By Emily Wiest

Elm Staff Writer

Our fears have been confirmed — the government is burning through our tax dollars seemingly without a care in the world. Earlier this month officials confirmed that since 2016, the Air Force has spent $326,785 on specialty coffee cups for its service members.

These cups cost about $1,280 apiece. Why the high price? The cup has its own heater and a cord that plugs into the outlets on cargo planes, meaning drinks can be reheated in flight.

The downside (besides the absurd price)? They’re pretty fragile, and service members keep dropping them. Much of that $326,785 went toward replacing cups that service members dropped and subsequently broke — apparently, the handle tends to snap in half when the cup is dropped. The company that produces these cups does not make replacement parts, so an entirely new cup must be purchased to replace the broken one. To put that in perspective, 25 replacement cups have been purchased this year alone, adding up to $32,000.

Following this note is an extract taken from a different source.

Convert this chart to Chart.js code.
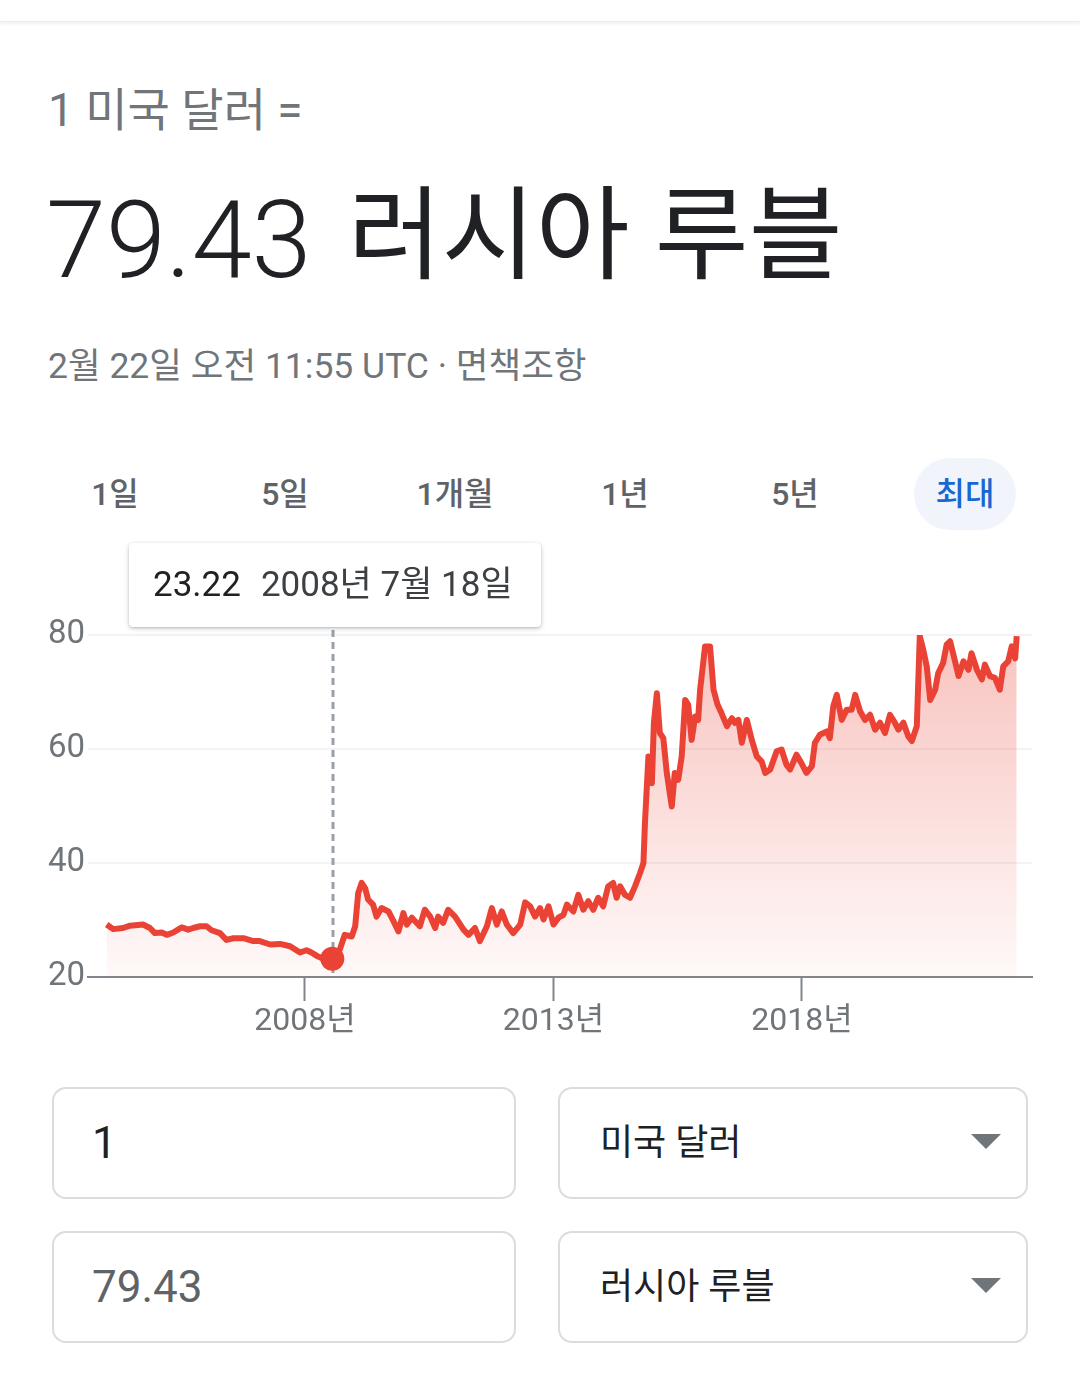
<!DOCTYPE html>
<html lang="ko">
<head>
<meta charset="UTF-8">
<meta name="viewport" content="width=device-width, initial-scale=1.0">
<title>미국 달러 - 러시아 루블 환율</title>
<script src="https://cdn.jsdelivr.net/npm/chart.js"></script>
<style>
    body {
        margin: 0;
        width: 1080px;
        height: 1376px;
        background: #fff;
        position: relative;
        overflow: hidden;
        font-family: Roboto, "Noto Sans CJK KR", sans-serif;
    }

    .topbar {
        position: absolute;
        left: 0; top: 0;
        width: 1080px; height: 21px;
        background: #fff;
        border-bottom: 1px solid #ececec;
        box-shadow: 0 2px 4px rgba(0,0,0,0.06);
    }

    .from {
        position: absolute;
        left: 48px; top: 87px;
        font-size: 46px; line-height: 46px;
        color: #70757a;
        white-space: nowrap;
    }

    .big {
        position: absolute;
        color: #202124;
        white-space: nowrap;
    }
    .big.num { left: 46px; top: 185px; font-size: 108px; line-height: 110px; font-weight: 300; }
    .big.cur { left: 348px; top: 181px; font-size: 102px; line-height: 110px; }

    .stamp {
        position: absolute;
        left: 48px; top: 348px;
        font-size: 35.5px; line-height: 36px;
        color: #70757a;
        white-space: nowrap;
    }

    .tabs {
        position: absolute;
        left: 30px; top: 458px;
        display: flex;
    }
    .tab {
        width: 170px; height: 72px;
        line-height: 72px;
        text-align: center;
        font-size: 32px;
        font-weight: 500;
        color: #5f6368;
    }
    .tab span {
        display: inline-block;
        width: 102px; height: 72px;
        border-radius: 36px;
    }
    .tab.active span {
        background: #f1f5fb;
        color: #1967d2;
    }

    .tip {
        position: absolute;
        left: 129px; top: 543px;
        width: 412px; height: 84px;
        background: #fff;
        border-radius: 4px;
        box-shadow: 0 1px 3px rgba(60,64,67,0.3), 0 2px 6px rgba(60,64,67,0.12);
        font-size: 35px; line-height: 84px;
        white-space: nowrap;
        z-index: 2;
    }
    .tip .v { margin-left: 24px; color: #202124; }
    .tip .d { margin-left: 20px; color: #3c4043; }

    .chart-box {
        position: absolute;
        left: 0; top: 603px;
        width: 1080px; height: 460px;
    }

    .field {
        position: absolute;
        box-sizing: border-box;
        border: 2px solid #dadce0;
        border-radius: 14px;
        height: 112px;
        white-space: nowrap;
    }
    .field.amount { left: 52px; width: 464px; font-size: 44px; line-height: 108px; padding-left: 38px; }
    .field.unit { left: 558px; width: 470px; font-size: 36px; line-height: 108px; padding-left: 40px; color: #202124; }
    .field.row1 { top: 1087px; }
    .field.row2 { top: 1231px; }
    .field .arrow {
        position: absolute;
        right: 25px; top: 45px;
        width: 0; height: 0;
        border-left: 15px solid transparent;
        border-right: 15px solid transparent;
        border-top: 15px solid #70757a;
    }
</style>
</head>
<body>
    <div class="topbar"></div>

    <div class="from">1 미국 달러 =</div>
    <div class="big num">79.43</div>
    <div class="big cur">러시아 루블</div>
    <div class="stamp">2월 22일 오전 11:55 UTC · 면책조항</div>

    <div class="tabs">
        <div class="tab"><span>1일</span></div>
        <div class="tab"><span>5일</span></div>
        <div class="tab"><span>1개월</span></div>
        <div class="tab"><span>1년</span></div>
        <div class="tab"><span>5년</span></div>
        <div class="tab active"><span>최대</span></div>
    </div>

    <div class="tip"><span class="v">23.22</span><span class="d">2008년 7월 18일</span></div>

    <div class="chart-box">
        <canvas id="rateChart" width="1080" height="460"></canvas>
    </div>

    <div class="field amount row1" style="color:#202124">1</div>
    <div class="field unit row1">미국 달러<div class="arrow"></div></div>
    <div class="field amount row2" style="color:#5f6368">79.43</div>
    <div class="field unit row2">러시아 루블<div class="arrow"></div></div>

<script>
    // 날짜 (소수 연도) / 환율 (루블)
    const rateDates = [
        2004.01, 2004.14, 2004.34, 2004.48, 2004.74, 2004.88, 2004.98, 2005.12, 2005.22, 2005.35,
        2005.52, 2005.65, 2005.75, 2005.89, 2006.02, 2006.12, 2006.29, 2006.42, 2006.56, 2006.76,
        2006.96, 2007.09, 2007.30, 2007.50, 2007.70, 2007.90, 2008.03, 2008.13, 2008.24, 2008.37,
        2008.47, 2008.55, 2008.70, 2008.80, 2008.94, 2009.01, 2009.07, 2009.14, 2009.21, 2009.27,
        2009.37, 2009.44, 2009.54, 2009.68, 2009.78, 2009.88, 2009.98, 2010.05, 2010.15, 2010.31,
        2010.41, 2010.52, 2010.62, 2010.68, 2010.78, 2010.88, 2011.02, 2011.19, 2011.29, 2011.42,
        2011.52, 2011.66, 2011.76, 2011.86, 2011.96, 2012.06, 2012.19, 2012.33, 2012.43, 2012.53,
        2012.63, 2012.73, 2012.80, 2012.90, 2013.00, 2013.10, 2013.20, 2013.27, 2013.40, 2013.50,
        2013.60, 2013.70, 2013.80, 2013.90, 2014.00, 2014.10, 2014.20, 2014.27, 2014.34, 2014.44,
        2014.54, 2014.64, 2014.74, 2014.81, 2014.84, 2014.91, 2014.98, 2015.02, 2015.08, 2015.14,
        2015.21, 2015.28, 2015.38, 2015.44, 2015.51, 2015.58, 2015.65, 2015.71, 2015.78, 2015.85,
        2015.91, 2015.95, 2016.05, 2016.15, 2016.22, 2016.30, 2016.38, 2016.49, 2016.59, 2016.65,
        2016.72, 2016.79, 2016.89, 2016.99, 2017.09, 2017.19, 2017.26, 2017.36, 2017.49, 2017.59,
        2017.69, 2017.76, 2017.89, 2017.99, 2018.09, 2018.20, 2018.26, 2018.36, 2018.50, 2018.56,
        2018.63, 2018.70, 2018.80, 2018.90, 2019.00, 2019.07, 2019.17, 2019.27, 2019.37, 2019.47,
        2019.57, 2019.67, 2019.77, 2019.87, 2019.94, 2020.04, 2020.14, 2020.21, 2020.31, 2020.37,
        2020.44, 2020.51, 2020.58, 2020.68, 2020.74, 2020.84, 2020.91, 2020.98, 2021.04, 2021.15,
        2021.25, 2021.35, 2021.41, 2021.52, 2021.62, 2021.68, 2021.78, 2021.88, 2021.98, 2022.05,
        2022.15, 2022.22, 2022.29, 2022.32
    ];
    const rateValues = [
        29.2, 28.4, 28.6, 29.0, 29.2, 28.6, 27.7, 27.8, 27.4, 27.8,
        28.7, 28.3, 28.6, 28.9, 28.9, 28.2, 27.7, 26.5, 26.8, 26.8,
        26.3, 26.3, 25.7, 25.8, 25.4, 24.3, 24.7, 24.3, 23.7, 23.2,
        23.0, 23.22, 24.8, 27.4, 27.1, 28.9, 34.7, 36.5, 35.6, 33.6,
        32.7, 30.6, 32.1, 31.5, 29.8, 28.0, 31.2, 29.2, 30.4, 28.9,
        31.8, 30.6, 28.6, 30.6, 29.5, 31.8, 30.6, 28.3, 27.4, 28.6,
        26.3, 28.9, 32.1, 29.2, 31.5, 29.2, 27.7, 29.2, 33.1, 32.4,
        30.6, 32.1, 30.1, 32.4, 29.2, 30.4, 30.9, 32.7, 31.5, 34.4,
        31.8, 33.3, 31.8, 33.9, 32.4, 35.9, 36.5, 33.9, 35.9, 34.4,
        33.9, 35.9, 38.2, 40.0, 47.0, 58.7, 54.0, 64.6, 69.8, 62.8,
        61.9, 55.8, 49.9, 55.8, 54.6, 58.7, 68.6, 67.8, 61.6, 65.7,
        65.1, 70.4, 78.0, 78.0, 70.4, 67.8, 66.3, 64.0, 65.4, 64.6,
        65.1, 61.1, 65.1, 61.6, 58.7, 57.8, 55.8, 56.4, 59.6, 59.9,
        57.2, 56.4, 59.0, 57.5, 55.8, 57.0, 61.1, 62.5, 63.1, 61.9,
        67.5, 69.5, 65.1, 66.9, 66.9, 69.5, 66.6, 65.1, 66.0, 63.4,
        64.6, 62.8, 66.0, 64.6, 63.4, 64.6, 62.2, 61.4, 64.0, 79.8,
        77.4, 74.5, 68.6, 70.4, 73.3, 75.1, 78.3, 78.9, 76.8, 72.8,
        75.4, 73.9, 76.8, 73.9, 72.2, 74.8, 72.8, 72.5, 70.4, 74.5,
        75.4, 78.0, 75.9, 79.8
    ];
    const xTicks = [2008, 2013, 2018];
    const yTicks = [20, 40, 60, 80];
    const markerDate = 2008.55; // 2008년 7월 18일, 23.22

    const X_MIN = 2003.634;
    const X_MAX = 2022.628;
    const markerIndex = rateDates.indexOf(markerDate);

    // 선택된 날짜의 점선
    const markerLine = {
        id: 'markerLine',
        beforeDatasetsDraw(chart) {
            const { ctx, chartArea, scales } = chart;
            const x = Math.round(scales.x.getPixelForValue(markerDate)) + 1;
            ctx.save();
            ctx.strokeStyle = '#9aa0a6';
            ctx.lineWidth = 3;
            ctx.setLineDash([7, 5]);
            ctx.beginPath();
            ctx.moveTo(x, chartArea.top - 5);
            ctx.lineTo(x, chartArea.bottom);
            ctx.stroke();
            ctx.restore();
        }
    };

    const ctx = document.getElementById('rateChart').getContext('2d');
    new Chart(ctx, {
        type: 'line',
        data: {
            datasets: [{
                data: rateDates.map((d, i) => ({ x: d, y: rateValues[i] })),
                borderColor: '#ea4335',
                borderWidth: 6,
                borderJoinStyle: 'round',
                tension: 0,
                pointRadius: c => (c.dataIndex === markerIndex ? 12 : 0),
                pointHoverRadius: 0,
                pointBorderWidth: 0,
                pointBackgroundColor: '#ea4335',
                fill: 'start',
                backgroundColor: c => {
                    const area = c.chart.chartArea;
                    if (!area) return 'rgba(234,67,53,0.1)';
                    const g = c.chart.ctx.createLinearGradient(0, area.top, 0, area.bottom);
                    g.addColorStop(0, 'rgba(234,67,53,0.32)');
                    g.addColorStop(1, 'rgba(234,67,53,0.03)');
                    return g;
                }
            }]
        },
        options: {
            responsive: false,
            animation: false,
            layout: { padding: { left: 0, right: 48, top: 32, bottom: 0 } },
            plugins: {
                legend: { display: false },
                tooltip: { enabled: false }
            },
            scales: {
                x: {
                    type: 'linear',
                    min: X_MIN,
                    max: X_MAX,
                    afterBuildTicks: s => { s.ticks = xTicks.map(v => ({ value: v })); },
                    afterFit: s => { s.height = 86; },
                    ticks: {
                        autoSkip: false,
                        maxRotation: 0,
                        padding: 2,
                        color: '#70757a',
                        font: { family: 'Roboto, "Noto Sans CJK KR"', size: 32 },
                        callback: v => v + '년'
                    },
                    grid: {
                        drawOnChartArea: false,
                        tickLength: 24,
                        tickWidth: 2,
                        tickColor: '#80868b'
                    },
                    border: { display: true, color: '#80868b', width: 2 }
                },
                y: {
                    min: 20,
                    max: 80,
                    afterBuildTicks: s => { s.ticks = yTicks.map(v => ({ value: v })); },
                    afterFit: s => { s.width = 88; },
                    ticks: {
                        padding: 3,
                        color: '#70757a',
                        font: { family: 'Roboto', size: 33 }
                    },
                    grid: { color: '#f1f3f4', lineWidth: 2, drawTicks: false },
                    border: { display: false }
                }
            }
        },
        plugins: [markerLine]
    });
</script>
</body>
</html>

Understandably, there were some questions about the Air Force’s budgeting choices. U.S. Sen. Chuck Grassley, R-Iowa, has been particularly loud about his opinion on the matter. In discussion with Heather Wilson, the secretary of the Air Force, Grassley questioned whether cheaper options had been, or would be, explored.

Well, he didn’t exactly get an answer to that question, but not to worry — Wilson responded by sharing that the Air Force plans to utilize 3D printers to remake and replace broken pieces, so that a new cup will not have to be ordered every time the handle breaks. The handle, which is the piece that most often breaks, would only cost 50 cents.

Hilarity aside, it is utterly absurd that this kind of spending is allowed in our Department of Defense. If we’re spending over $326,000 on coffee cups, what else are we blowing our resources on? These are tax dollars being spent wastefully and irresponsibly — imagine the things that money could have been used for that would have an actual influence on the functioning of our armed forces.

How about instead of a $1,280 cup with its own heater, we invest in some well-made thermoses? According to reviews on Amazon, a Yeti thermos, which sells for about $30, will keep your drinks hot for up to twelve hours. Do service members really want coffee that’s more than twelve hours old anyway? Maybe they can invest in a good electric kettle instead — or maybe we can just get someone to better manage the Air Force’s spending.